- Theatrical release poster
- Directed by: David Steinberg
- Screenplay by: Charlie Peters
- Produced by: Lawrence Gordon Hank Moonjean
- Starring: Burt Reynolds Beverly D'Angelo Norman Fell Paul Dooley Elizabeth Ashley Lauren Hutton
- Cinematography: Bobby Byrne
- Edited by: Donn Cambern
- Music by: David Shire
- Distributed by: Paramount Pictures
- Release date: October 2, 1981;
- Running time: 93 minutes
- Country: United States
- Language: English
- Budget: $9 million
- Box office: $18.8 million

= Paternity (film) =

1981 film by David Steinberg

Paternity is a 1981 American comedy film directed by David Steinberg, and starring Burt Reynolds, Beverly D'Angelo, Norman Fell, Paul Dooley, Elizabeth Ashley and Lauren Hutton.

==Plot==
Buddy Evans manages events at Madison Square Garden in New York City. He is a confirmed bachelor who lives with his housekeeper Celia. After coming into contact with several children, Buddy decides that he is ready to be a father. Buddy decides to hire a surrogate mother in the hope of having a son.

With the help of Larry and Kurt, Buddy conducts a search by setting up interviews. However, he offends many of the women who he speaks to, even mistaking interior decorator Jenny Lofton for a surrogate applicant. Buddy meets up with Maggie, a waitress at the local coffee shop. She reveals that she is an aspiring musician who works as a food server to make ends meet. Maggie offers to bear Buddy's child, planning to use the money that Buddy is offering to move to Paris and pursue her goal. Buddy and Maggie attempt to conceive with little success. Maggie engages in some seductive role-playing. After Maggie finally becomes pregnant, she moves into Buddy's apartment. Buddy obsessively supervises Maggie's exercise and diet. Otherwise he pays little attention to her, continuing to date other women.

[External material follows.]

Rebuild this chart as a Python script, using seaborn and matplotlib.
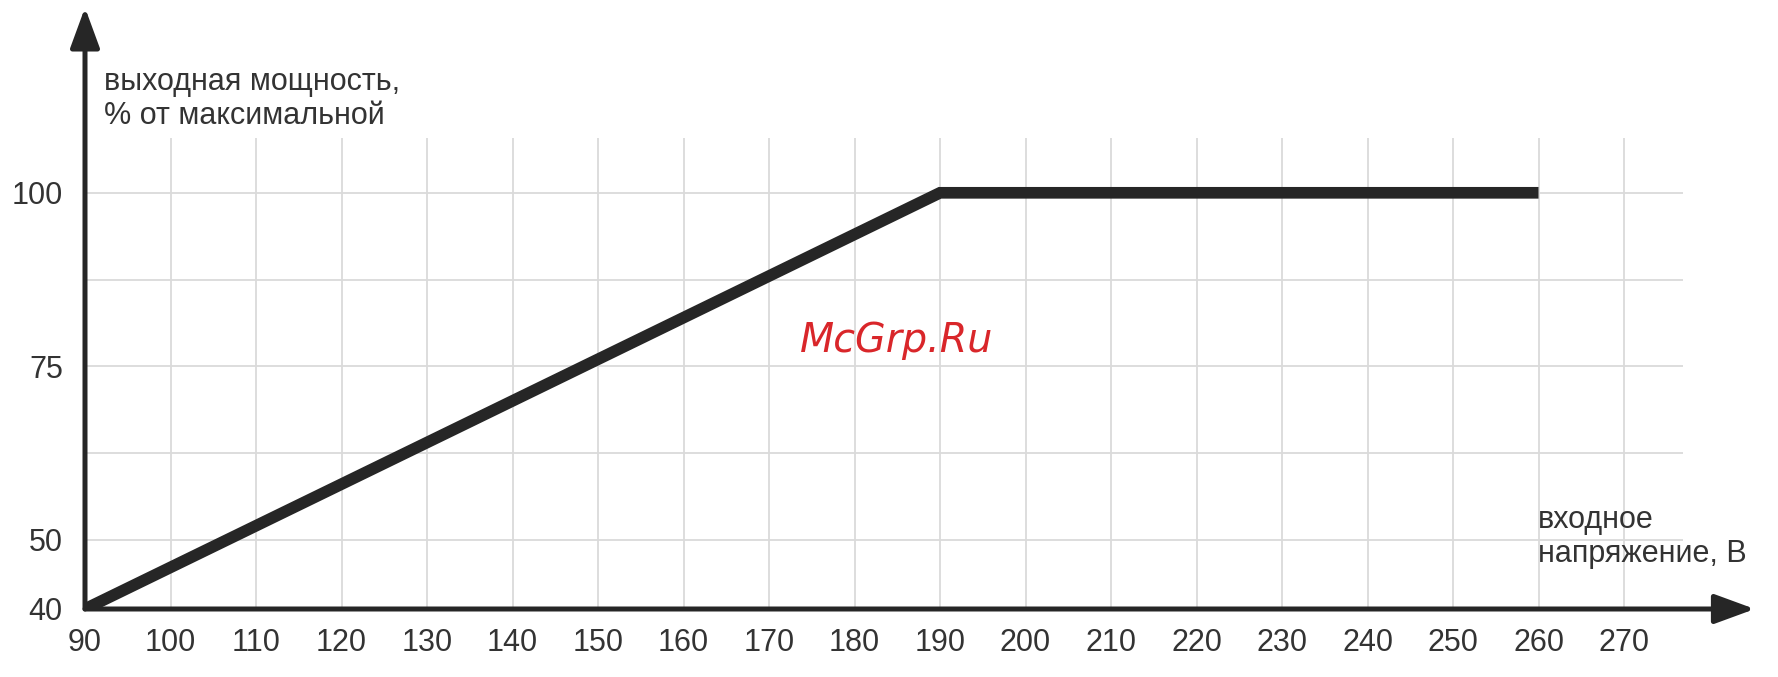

Maggie resents being ignored, and she begins to want to keep her baby. Buddy becomes angry at the thought of losing the son he wants so much. But he begins to develop romantic feelings for Maggie as well. He also becomes fearful of losing the child after Maggie gives birth. Buddy and Maggie marry, and have three daughters.

==Cast==
- Burt Reynolds as Buddy Evans
- Beverly D'Angelo as Maggie
- Lauren Hutton as Jenny Lofton
- Norman Fell as Larry
- Paul Dooley as Kurt
- Elizabeth Ashley as Sophia Thatcher
- Juanita Moore as Celia
- Peter Billingsley as Tad
- Susanna Dalton as Gloria

==Production==
There was publicity that Burt Reynolds' role in the film was him trying to become Cary Grant. "The studios aren't behind it this time," said Paddy Chayefsky who was a friend of David Steinberg. "This is the public recognizing the potential in the man and telling the studios that they want this guy to do their sophisticated comedy thing. I look for more intense stuff from him, more complex. Remember, Cary Grant didn't just do Grant. He was a hell of an actor!"

Steinberg said "I can ask Burt to re-create a moment he did for me five days ago - and after three takes, he can do it. He uses everything - stage technique, recall, working from the inside out, method."

==Reception==
The film's advertising campaign was criticized for using an image of Burt Reynolds inspired by the Uncle Sam recruiting poster from World War I (with the caption "He wants you to have his baby"), when just a few months earlier Stripes had used a similar ad campaign featuring Bill Murray.

"Baby Talk", composed by David Shire with lyrics by Dave Frishberg, won the 1981 Golden Raspberry Award for Worst Original Song at the 2nd Golden Raspberry Awards.

Reynolds later said:
I never understood why the critics were so hostile to Paternity. I always knew what kind of picture it was; I didn't buy any tuxedos for the awards shows when I made that film. But it's not a terrible film. I think it got the worst reviews that I've had in eight or nine years. Rex Reed once said to me in a shining moment of truth, "You know, the critics have never been able to hurt you, and that's probably what gets us so angry." Reviews of my movies have usually been bad, but 83 percent of the movies still made money. I keep track of these things. Paternity probably eventually will turn a profit. By my standards and by the studio's standards, it will be a tremendous flop because it didn't make $45 million. Of course if IBM made a $2 million profit this year, everyone would say, "What a fantastic year." For me, a $2 million profit is a disaster. But what scared me more than anything else was that for the first time, the reviews really did have an effect on box office. They kept people away.